# Atropine...for PSVT?



## bladerunner (Feb 25, 2012)

I recently heard about someone who stopped a medic from pushing atropine on a person who was in PSVT (luckily). I've been wondering what would have happened if the error had actually been committed...and I can't find it anywhere. Everything I found was for using it when it's supposed to be. 

What do you guys think would happen?


----------



## Medic Tim (Feb 25, 2012)

atropine works on the SA node. It can increase atrial rate and increase O2 consumption.
these kind of med errors happen. you just need to be calm and really make sure you know what you are giving your pt. I am sure someone else can go into much more detail on this


----------



## Aprz (Feb 25, 2012)

I believe the parasympathetic nervous system (PNS) has minimal or no effect on the ventricles of the heart. I recall in Dubin's Rapid Interpretation of EKGs, he mentioned this when he was talking about sinus rhythms, junctional rhythms, and ventricular rhythms, and asking the readers "How could we go from sinus rhythms -> ventricular rhythms?" and he talked about how a lot of drugs stimulates the PNS or the vagus (X) nerve being stimulated, but the PNS doesn't affect the ventricles of the heart.

Then I believe Atropine antagonizes acetylcholine (ACh) blocking the receptors for it.

Perhaps he was thinking that over stimulation of the PNS was an issue, but since it's a trachycardic arrhythmia instead of a bradycardic arrhythmia, in my mind, the issue wouldn't be too much PNS stimulation, which I think we'd expect to see a bradycardic arrhythmia (ventricular escape focus), but rather the ventricular cardiocytes are excited from an issue like hypoxia.


----------



## Medic Tim (Feb 25, 2012)

was it a case of the medic mixing up atropine and amioardone? or he thought atropine would help in some way?


----------



## Handsome Robb (Feb 25, 2012)

It certainly wouldn't have been good for the guy. Would it have killed him? Probably not but you never know. That's going to depend on his history, age, ability to compensate, comorbidities, the whole nine yards.

To put what Aprz said simpler, you have the sympathetic (SNS) and parasympathetic (PNS) nervous systems. For ease of explanation lets call the SNS the gas pedal and the PNS the brake pedal.  If this doesn't make sense take a couple minutes and read up on their functions but again this is a pretty simple explanation.

Atropine blocks acetylcholine at it's receptor sites (muscarinic sites in the PNS along with a few in the SNS but forget about those for this) you essentially "remove the brake pedal" when it comes to the heart which allows the HR to accelerate. 

So theoretically if this guy had given atropine the patient would have a "motor" (heart) pumping away at a rapid rate with no "brakes" to slow it down. 
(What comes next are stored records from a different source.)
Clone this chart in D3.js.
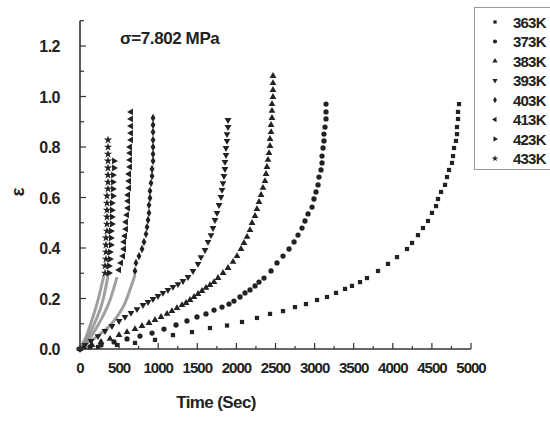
<!DOCTYPE html>
<html>
<head>
<meta charset="utf-8">
<script src="https://cdn.jsdelivr.net/npm/d3@7"></script>
<style>
body { margin: 0; background: #fff; }
text { font-family: "Liberation Sans", Arial, sans-serif; font-weight: bold; fill: #222; }
</style>
</head>
<body>
<div id="chart"></div>
<script>
var temps = ["363K", "373K", "383K", "393K", "403K", "413K", "423K", "433K"];
var xTicks = [0, 500, 1000, 1500, 2000, 2500, 3000, 3500, 4000, 4500, 5000];
var yTicks = [0.0, 0.2, 0.4, 0.6, 0.8, 1.0, 1.2];

// time (s) and strain for each temperature
var t363 = [0, 230, 473, 703, 959, 1189, 1432, 1662, 1880, 2072, 2263, 2430, 2596, 2749, 2890, 3031, 3159, 3274, 3389, 3478, 3581, 3670, 3811, 3939, 4054, 4182, 4246, 4322, 4386, 4450, 4501, 4553, 4578, 4617, 4668, 4693, 4719, 4757, 4770, 4783, 4808, 4821, 4821, 4834, 4834, 4847];
var e363 = [0, 0.008, 0.016, 0.024, 0.036, 0.055, 0.067, 0.083, 0.093, 0.107, 0.123, 0.139, 0.150, 0.166, 0.178, 0.194, 0.206, 0.222, 0.238, 0.250, 0.265, 0.281, 0.309, 0.337, 0.364, 0.396, 0.420, 0.451, 0.479, 0.507, 0.539, 0.566, 0.594, 0.622, 0.650, 0.681, 0.709, 0.737, 0.764, 0.796, 0.824, 0.851, 0.879, 0.911, 0.939, 0.970];

var t373 = [0, 128, 269, 435, 601, 767, 921, 1074, 1228, 1368, 1496, 1611, 1714, 1816, 1905, 1969, 2046, 2110, 2174, 2238, 2289, 2353, 2443, 2519, 2596, 2673, 2737, 2788, 2839, 2877, 2916, 2967, 2992, 3018, 3044, 3056, 3082, 3095, 3095, 3108, 3120, 3120, 3133, 3146, 3146, 3146];
var e373 = [0, 0.008, 0.016, 0.028, 0.040, 0.051, 0.063, 0.079, 0.095, 0.111, 0.127, 0.139, 0.154, 0.166, 0.178, 0.190, 0.206, 0.222, 0.234, 0.250, 0.265, 0.281, 0.309, 0.341, 0.368, 0.396, 0.424, 0.451, 0.479, 0.507, 0.535, 0.562, 0.594, 0.622, 0.650, 0.681, 0.709, 0.737, 0.764, 0.796, 0.824, 0.851, 0.879, 0.911, 0.939, 0.970];

var t383 = [0, 51, 153, 269, 384, 499, 601, 703, 793, 882, 959, 1036, 1113, 1176, 1240, 1304, 1356, 1407, 1458, 1509, 1560, 1611, 1662, 1714, 1765, 1829, 1893, 1957, 2008, 2059, 2097, 2136, 2174, 2200, 2238, 2263, 2289, 2315, 2340, 2366, 2379, 2391, 2404, 2417, 2430, 2430, 2443, 2443, 2455, 2455, 2455, 2468, 2468, 2468, 2468];
var e383 = [0, 0.008, 0.016, 0.028, 0.040, 0.055, 0.067, 0.079, 0.091, 0.103, 0.115, 0.127, 0.139, 0.150, 0.162, 0.174, 0.182, 0.194, 0.206, 0.218, 0.230, 0.242, 0.253, 0.265, 0.281, 0.301, 0.321, 0.345, 0.368, 0.396, 0.420, 0.444, 0.471, 0.499, 0.527, 0.554, 0.582, 0.610, 0.638, 0.665, 0.693, 0.721, 0.749, 0.776, 0.804, 0.832, 0.859, 0.887, 0.915, 0.943, 0.970, 0.998, 1.026, 1.053, 1.081];

var t393 = [0, 64, 141, 230, 320, 409, 499, 575, 652, 729, 806, 870, 934, 997, 1061, 1125, 1189, 1253, 1317, 1381, 1445, 1509, 1547, 1599, 1637, 1675, 1701, 1726, 1752, 1778, 1803, 1816, 1829, 1841, 1854, 1854, 1867, 1867, 1880, 1880, 1893, 1893];
var e393 = [0, 0.016, 0.032, 0.051, 0.071, 0.091, 0.111, 0.127, 0.143, 0.158, 0.174, 0.186, 0.198, 0.210, 0.222, 0.234, 0.246, 0.257, 0.269, 0.285, 0.309, 0.337, 0.364, 0.392, 0.424, 0.451, 0.479, 0.511, 0.539, 0.570, 0.602, 0.630, 0.657, 0.685, 0.713, 0.741, 0.768, 0.796, 0.824, 0.851, 0.879, 0.907];

var t403 = [703, 716, 754, 793, 818, 844, 857, 870, 882, 882, 895, 895, 908, 921, 921, 934, 934, 934, 934, 934, 934, 934];
var e403 = [0.309, 0.341, 0.368, 0.396, 0.424, 0.455, 0.483, 0.511, 0.539, 0.570, 0.598, 0.626, 0.657, 0.685, 0.713, 0.745, 0.772, 0.800, 0.828, 0.859, 0.887, 0.915];

var t413 = [499, 524, 550, 563, 563, 575, 588, 588, 601, 614, 614, 614, 627, 627, 627, 639, 639, 639, 639, 652, 652, 652, 652, 652];
var e413 = [0.313, 0.341, 0.368, 0.396, 0.424, 0.448, 0.475, 0.503, 0.531, 0.558, 0.586, 0.610, 0.638, 0.665, 0.693, 0.721, 0.749, 0.776, 0.800, 0.828, 0.855, 0.883, 0.911, 0.939];

var t423 = [371, 371, 384, 384, 396, 396, 396, 409, 409, 409, 409, 422, 422, 422, 422, 435, 435];
var e423 = [0.301, 0.329, 0.356, 0.384, 0.412, 0.440, 0.467, 0.495, 0.523, 0.550, 0.578, 0.606, 0.634, 0.661, 0.689, 0.717, 0.745];

var t433 = [320, 320, 332, 332, 332, 332, 345, 345, 345, 345, 345, 345, 358, 358, 358, 358, 358, 358, 358, 358];
var e433 = [0.301, 0.329, 0.356, 0.384, 0.412, 0.440, 0.467, 0.495, 0.523, 0.550, 0.578, 0.606, 0.634, 0.661, 0.689, 0.717, 0.745, 0.772, 0.800, 0.828];

// early parts where the points run together into a grey streak
var ts403 = [0, 26, 192, 422, 575, 703];
var es403 = [0, 0.008, 0.044, 0.107, 0.182, 0.293];
var ts413 = [0, 38, 153, 281, 384, 473];
var es413 = [0, 0.012, 0.055, 0.123, 0.194, 0.285];
var ts423 = [0, 26, 102, 205, 294, 358];
var es423 = [0, 0.008, 0.048, 0.115, 0.194, 0.289];
var ts433 = [0, 13, 77, 153, 230, 307];
var es433 = [0, 0.008, 0.048, 0.115, 0.194, 0.293];

var w = 550, h = 421;
var svg = d3.select("#chart").append("svg").attr("width", w).attr("height", h);

var x = d3.scaleLinear().domain([0, 5000]).range([80, 471]);
var y = d3.scaleLinear().domain([0, 1.3]).range([349, 20.75]);

var shapes = [
    {type: d3.symbolSquare, rot: 0, size: 18},
    {type: d3.symbolCircle, rot: 0, size: 22},
    {type: d3.symbolTriangle, rot: 0, size: 20},
    {type: d3.symbolTriangle, rot: 180, size: 20},
    {type: d3.symbolDiamond, rot: 0, size: 20},
    {type: d3.symbolTriangle, rot: -90, size: 20},
    {type: d3.symbolTriangle, rot: 90, size: 20},
    {type: d3.symbolStar, rot: 0, size: 22}
];

var series = [
    [t363, e363], [t373, e373], [t383, e383], [t393, e393],
    [t403, e403], [t413, e413], [t423, e423], [t433, e433]
];
var streaks = [[ts403, es403], [ts413, es413], [ts423, es423], [ts433, es433]];

// streaks
var line = d3.line().curve(d3.curveMonotoneX)
    .x(function (d) { return x(d[0]); })
    .y(function (d) { return y(d[1]); });
streaks.forEach(function (s) {
    var pts = s[0].map(function (v, i) { return [v, s[1][i]]; });
    svg.append("path").attr("d", line(pts))
        .attr("fill", "none").attr("stroke", "#888")
        .attr("stroke-width", 3).attr("opacity", 0.8);
});

// points
series.forEach(function (s, k) {
    var sh = shapes[k];
    var sym = d3.symbol().type(sh.type).size(sh.size);
    var pts = s[0].map(function (v, i) { return [v, s[1][i]]; });
    svg.append("g").selectAll("path")
        .data(pts)
        .enter()
        .append("path")
        .attr("d", sym)
        .attr("transform", function (d) {
            return "translate(" + x(d[0]) + "," + y(d[1]) + ") rotate(" + sh.rot + ")";
        })
        .attr("fill", "#222");
});

// axes
var axisColor = "#333";
svg.append("line").attr("x1", 80).attr("x2", 80).attr("y1", y(1.3)).attr("y2", y(0))
    .attr("stroke", axisColor).attr("stroke-width", 1.6);
svg.append("line").attr("x1", 76).attr("x2", x(5000)).attr("y1", y(0)).attr("y2", y(0))
    .attr("stroke", axisColor).attr("stroke-width", 1.6);

var yMinor = d3.range(0, 14).map(function (i) { return i / 10; });
svg.append("g").selectAll("line").data(yMinor).enter().append("line")
    .attr("x1", 80).attr("x2", function (d, i) { return i % 2 == 0 ? 86 : 84; })
    .attr("y1", function (d) { return y(d); }).attr("y2", function (d) { return y(d); })
    .attr("stroke", axisColor).attr("stroke-width", 1.2);

var xMinor = d3.range(1, 21).map(function (i) { return i * 250; });
svg.append("g").selectAll("line").data(xMinor).enter().append("line")
    .attr("x1", function (d) { return x(d); }).attr("x2", function (d) { return x(d); })
    .attr("y1", y(0)).attr("y2", function (d, i) { return i % 2 == 1 ? y(0) - 6 : y(0) - 3; })
    .attr("stroke", axisColor).attr("stroke-width", 1.2);

svg.append("g").selectAll("text").data(yTicks).enter().append("text")
    .attr("x", 60).attr("y", function (d) { return y(d) + 6; })
    .attr("text-anchor", "end")
    .attr("font-size", "16px").attr("letter-spacing", "-0.5px")
    .text(function (d) { return d.toFixed(1); });

svg.append("g").selectAll("text").data(xTicks).enter().append("text")
    .attr("x", function (d) { return x(d); }).attr("y", 373)
    .attr("text-anchor", "middle")
    .attr("font-size", "15px").attr("letter-spacing", "-1px")
    .text(function (d) { return d; });

svg.append("text").attr("x", 216).attr("y", 408)
    .attr("text-anchor", "middle").attr("font-size", "17px").attr("letter-spacing", "-0.6px")
    .text("Time (Sec)");

svg.append("text").attr("transform", "translate(24,192) rotate(-90)")
    .attr("text-anchor", "middle").attr("font-size", "19px")
    .text("ε");

svg.append("text").attr("x", 120).attr("y", 44)
    .attr("font-size", "17px").attr("letter-spacing", "-0.4px")
    .text("σ=7.802 MPa");

// legend
var lg = svg.append("g");
lg.append("rect").attr("x", 474.5).attr("y", 7.5).attr("width", 90).attr("height", 162)
    .attr("fill", "#fff").attr("stroke", "#999").attr("stroke-width", 1);
temps.forEach(function (tk, k) {
    var sh = shapes[k];
    var yy = 22 + k * 19.5;
    lg.append("path")
        .attr("d", d3.symbol().type(sh.type).size(sh.size * 0.6))
        .attr("transform", "translate(495," + yy + ") rotate(" + sh.rot + ")")
        .attr("fill", "#222");
    lg.append("text").attr("x", 513).attr("y", yy + 5.5)
        .attr("font-size", "15px").attr("letter-spacing", "-0.8px")
        .text(tk);
});
</script>
</body>
</html>
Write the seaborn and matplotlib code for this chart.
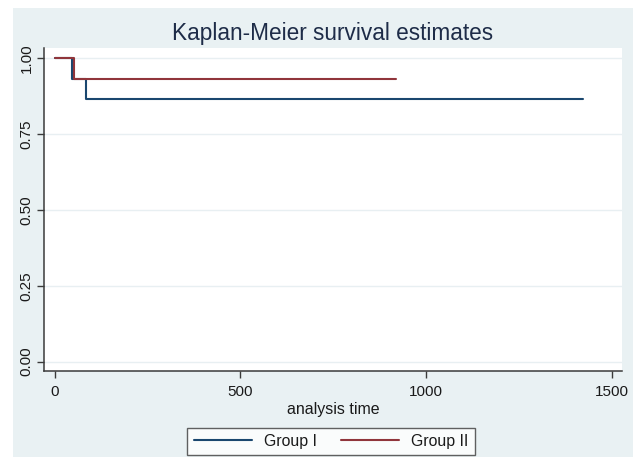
import matplotlib
matplotlib.use("Agg")
import matplotlib.pyplot as plt
from matplotlib.patches import Rectangle
import seaborn as sns
import pandas as pd

# Data (Kaplan-Meier step functions)
group1_time = [0, 48, 84, 1422]
group1_surv = [1.0, 0.9333, 0.8667, 0.8667]
group2_time = [0, 52, 919]
group2_surv = [1.0, 0.9333, 0.9333]
group_names = ["Group I", "Group II"]
x_ticks = [0, 500, 1000, 1500]
y_ticks = [0.0, 0.25, 0.5, 0.75, 1.0]
y_tick_labels = ["0.00", "0.25", "0.50", "0.75", "1.00"]

df = pd.concat([
    pd.DataFrame({"time": group1_time, "surv": group1_surv, "group": group_names[0]}),
    pd.DataFrame({"time": group2_time, "surv": group2_surv, "group": group_names[1]}),
], ignore_index=True)

sns.set_theme(style="white")
plt.rcParams["font.family"] = ["Liberation Sans", "DejaVu Sans"]

W, H = 633, 457
fig = plt.figure(figsize=(W / 100, H / 100), dpi=100)
fig.patch.set_facecolor("white")
bg = "#e9f1f3"
fig.add_artist(Rectangle((13 / W, 0), 1 - 13 / W, 1 - 8 / H, transform=fig.transFigure,
                         facecolor=bg, edgecolor="none", zorder=-10))

ax = fig.add_axes([44 / W, 1 - 371 / H, 578 / W, 323 / H])
ax.set_facecolor("white")

palette = {"Group I": "#1a476f", "Group II": "#90353b"}
sns.lineplot(data=df, x="time", y="surv", hue="group", palette=palette,
             estimator=None, sort=False, drawstyle="steps-post", lw=1.5, ax=ax)

ax.set_xlim(-28.3, 1528)
ax.set_ylim(-0.031, 1.034)
ax.set_xticks(x_ticks)
ax.set_xticklabels([str(t) for t in x_ticks])
ax.set_yticks(y_ticks)
ax.set_yticklabels(y_tick_labels)
plt.setp(ax.get_yticklabels(), rotation=90, va="center")

ax.yaxis.grid(True, color="#e8eff2", lw=1.0)
ax.xaxis.grid(False)
ax.set_axisbelow(True)

for s in ["top", "right"]:
    ax.spines[s].set_visible(False)
for s in ["left", "bottom"]:
    ax.spines[s].set_color("#3a3a3a")
    ax.spines[s].set_linewidth(1.1)

ax.tick_params(axis="both", which="major", direction="out", length=5, width=1.0,
               color="#3a3a3a", labelsize=11, labelcolor="#1a1a1a",
               left=True, bottom=True)
ax.tick_params(axis="y", pad=2.5)
ax.tick_params(axis="x", pad=5)

ax.set_xlabel("analysis time", fontsize=11.5, color="#1a1a1a", labelpad=2)
ax.set_ylabel("")

fig.text(333 / W, 1 - 40 / H, "Kaplan-Meier survival estimates", ha="center",
         va="baseline", fontsize=16.3, color="#1e2c48")

handles, labels = ax.get_legend_handles_labels()
if ax.get_legend() is not None:
    ax.get_legend().remove()
leg = fig.legend(handles, labels, loc="center", bbox_to_anchor=(331 / W, 1 - 441.5 / H),
                 ncol=2, frameon=True, fancybox=False, edgecolor="#3a3a3a",
                 facecolor="white", fontsize=11.4, handlelength=3.7,
                 handletextpad=0.75, columnspacing=1.5, borderpad=0.4)
leg.get_frame().set_linewidth(1.0)
for t in leg.get_texts():
    t.set_color("#1a1a1a")

fig.savefig("out.png", dpi=100)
Does that make sense at all?


----------



## 46Young (Feb 25, 2012)

Medic Tim said:


> was it a case of the medic mixing up atropine and amioardone? or he thought atropine would help in some way?



Atropine instead of adenosine perhaps? Probably not, since they're packaged differently, and the dosages are different as well. But then again, so is amio, and you have to run it as a drip, which doesn't exist for atropine or adenosine as far as I know.


----------



## Medic Tim (Feb 25, 2012)

46Young said:


> Atropine instead of adenosine perhaps? Probably not, since they're packaged differently, and the dosages are different as well. But then again, so is amio, and you have to run it as a drip, which doesn't exist for atropine or adenosine as far as I know.



yeah i intended to put all 3, atropine, adenosine and amioardone. I have heard of some medics coming close to pushing the wrong "A" drug.


----------



## Feuerwehrmann (Feb 26, 2012)

There was a recent incident near me which involved a medic pushing adenosine instead of atropine during a pediatric arrest..woops..I don't think that it had much of an effect due to adenosine's short half-life, but it's still a mistake that shouldn't be made


----------